Leave out every picture, then transcribe the rest of the listing exactly.

┄┄┄┄┄┄

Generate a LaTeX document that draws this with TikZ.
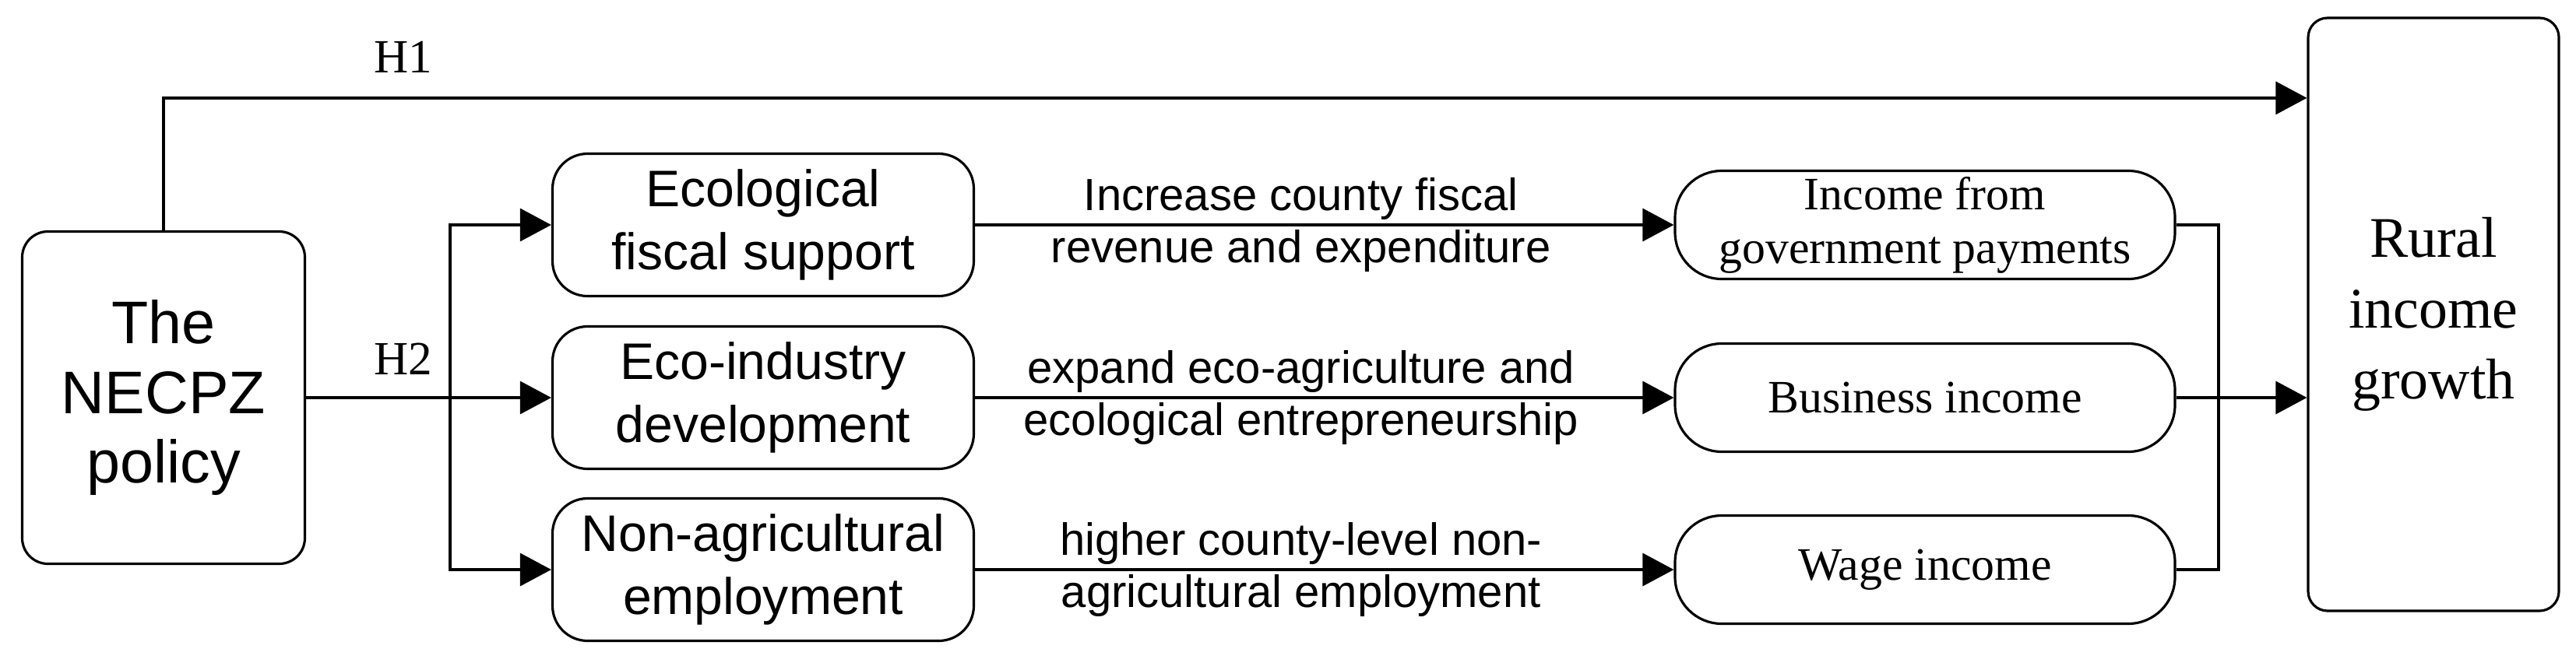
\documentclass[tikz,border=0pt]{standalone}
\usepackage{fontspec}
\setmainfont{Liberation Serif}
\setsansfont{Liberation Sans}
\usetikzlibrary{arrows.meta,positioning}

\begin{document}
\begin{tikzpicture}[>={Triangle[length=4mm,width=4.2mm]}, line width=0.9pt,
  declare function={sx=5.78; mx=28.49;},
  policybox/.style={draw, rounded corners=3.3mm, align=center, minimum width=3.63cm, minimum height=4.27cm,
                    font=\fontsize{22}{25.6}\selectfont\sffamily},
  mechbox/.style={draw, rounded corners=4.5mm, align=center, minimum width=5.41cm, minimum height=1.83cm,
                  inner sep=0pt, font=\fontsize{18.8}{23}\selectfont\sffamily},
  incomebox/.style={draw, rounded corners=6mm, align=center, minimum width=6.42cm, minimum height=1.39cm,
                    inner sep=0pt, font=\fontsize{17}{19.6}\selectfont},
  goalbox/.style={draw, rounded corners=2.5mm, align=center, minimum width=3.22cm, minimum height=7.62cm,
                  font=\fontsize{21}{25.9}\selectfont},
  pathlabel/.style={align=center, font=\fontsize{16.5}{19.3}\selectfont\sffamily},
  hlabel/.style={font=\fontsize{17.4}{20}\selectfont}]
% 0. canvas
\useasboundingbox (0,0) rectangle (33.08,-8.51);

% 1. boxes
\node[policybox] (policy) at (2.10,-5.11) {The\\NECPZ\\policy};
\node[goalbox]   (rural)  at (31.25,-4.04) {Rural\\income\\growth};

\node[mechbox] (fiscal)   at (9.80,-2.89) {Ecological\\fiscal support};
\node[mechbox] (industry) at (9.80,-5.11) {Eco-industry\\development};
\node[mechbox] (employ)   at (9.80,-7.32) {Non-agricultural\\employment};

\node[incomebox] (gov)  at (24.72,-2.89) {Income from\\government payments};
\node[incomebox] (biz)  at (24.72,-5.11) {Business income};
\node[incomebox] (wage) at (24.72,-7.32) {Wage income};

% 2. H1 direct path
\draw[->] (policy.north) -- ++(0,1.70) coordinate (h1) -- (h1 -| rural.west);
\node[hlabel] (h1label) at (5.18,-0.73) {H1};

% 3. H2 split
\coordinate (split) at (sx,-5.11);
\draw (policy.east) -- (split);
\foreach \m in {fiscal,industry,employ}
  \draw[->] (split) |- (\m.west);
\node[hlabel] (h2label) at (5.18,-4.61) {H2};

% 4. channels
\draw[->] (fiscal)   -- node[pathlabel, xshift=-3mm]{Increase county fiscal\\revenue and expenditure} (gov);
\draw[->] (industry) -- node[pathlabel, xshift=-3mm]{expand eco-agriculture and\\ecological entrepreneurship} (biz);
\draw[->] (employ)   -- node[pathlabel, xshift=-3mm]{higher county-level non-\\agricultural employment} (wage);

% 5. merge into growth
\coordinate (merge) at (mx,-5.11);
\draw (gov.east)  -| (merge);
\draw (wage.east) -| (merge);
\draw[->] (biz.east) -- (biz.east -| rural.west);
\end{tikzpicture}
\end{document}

┄┄┄┄┄┄

▶ [TASK RESPONSE]:
Generate a LaTeX document that draws this with TikZ.
\documentclass[tikz,border=0pt]{standalone}
\usepackage{fontspec}
\setmainfont{Liberation Serif}
\setsansfont{Liberation Sans}
\usetikzlibrary{arrows.meta,positioning}

\begin{document}
\begin{tikzpicture}[>={Triangle[length=4mm,width=4.2mm]}, line width=0.9pt,
  declare function={sx=5.78; mx=28.49;},
  policybox/.style={draw, rounded corners=3.3mm, align=center, minimum width=3.63cm, minimum height=4.27cm,
                    font=\fontsize{22}{25.6}\selectfont\sffamily},
  mechbox/.style={draw, rounded corners=4.5mm, align=center, minimum width=5.41cm, minimum height=1.83cm,
                  inner sep=0pt, font=\fontsize{18.8}{23}\selectfont\sffamily},
  incomebox/.style={draw, rounded corners=6mm, align=center, minimum width=6.42cm, minimum height=1.39cm,
                    inner sep=0pt, font=\fontsize{17}{19.6}\selectfont},
  goalbox/.style={draw, rounded corners=2.5mm, align=center, minimum width=3.22cm, minimum height=7.62cm,
                  font=\fontsize{21}{25.9}\selectfont},
  pathlabel/.style={align=center, font=\fontsize{16.5}{19.3}\selectfont\sffamily},
  hlabel/.style={font=\fontsize{17.4}{20}\selectfont}]
% 0. canvas
\useasboundingbox (0,0) rectangle (33.08,-8.51);

% 1. boxes
\node[policybox] (policy) at (2.10,-5.11) {The\\NECPZ\\policy};
\node[goalbox]   (rural)  at (31.25,-4.04) {Rural\\income\\growth};

\node[mechbox] (fiscal)   at (9.80,-2.89) {Ecological\\fiscal support};
\node[mechbox] (industry) at (9.80,-5.11) {Eco-industry\\development};
\node[mechbox] (employ)   at (9.80,-7.32) {Non-agricultural\\employment};

\node[incomebox] (gov)  at (24.72,-2.89) {Income from\\government payments};
\node[incomebox] (biz)  at (24.72,-5.11) {Business income};
\node[incomebox] (wage) at (24.72,-7.32) {Wage income};

% 2. H1 direct path
\draw[->] (policy.north) -- ++(0,1.70) coordinate (h1) -- (h1 -| rural.west);
\node[hlabel] (h1label) at (5.18,-0.73) {H1};

% 3. H2 split
\coordinate (split) at (sx,-5.11);
\draw (policy.east) -- (split);
\foreach \m in {fiscal,industry,employ}
  \draw[->] (split) |- (\m.west);
\node[hlabel] (h2label) at (5.18,-4.61) {H2};

% 4. channels
\draw[->] (fiscal)   -- node[pathlabel, xshift=-3mm]{Increase county fiscal\\revenue and expenditure} (gov);
\draw[->] (industry) -- node[pathlabel, xshift=-3mm]{expand eco-agriculture and\\ecological entrepreneurship} (biz);
\draw[->] (employ)   -- node[pathlabel, xshift=-3mm]{higher county-level non-\\agricultural employment} (wage);

% 5. merge into growth
\coordinate (merge) at (mx,-5.11);
\draw (gov.east)  -| (merge);
\draw (wage.east) -| (merge);
\draw[->] (biz.east) -- (biz.east -| rural.west);
\end{tikzpicture}
\end{document}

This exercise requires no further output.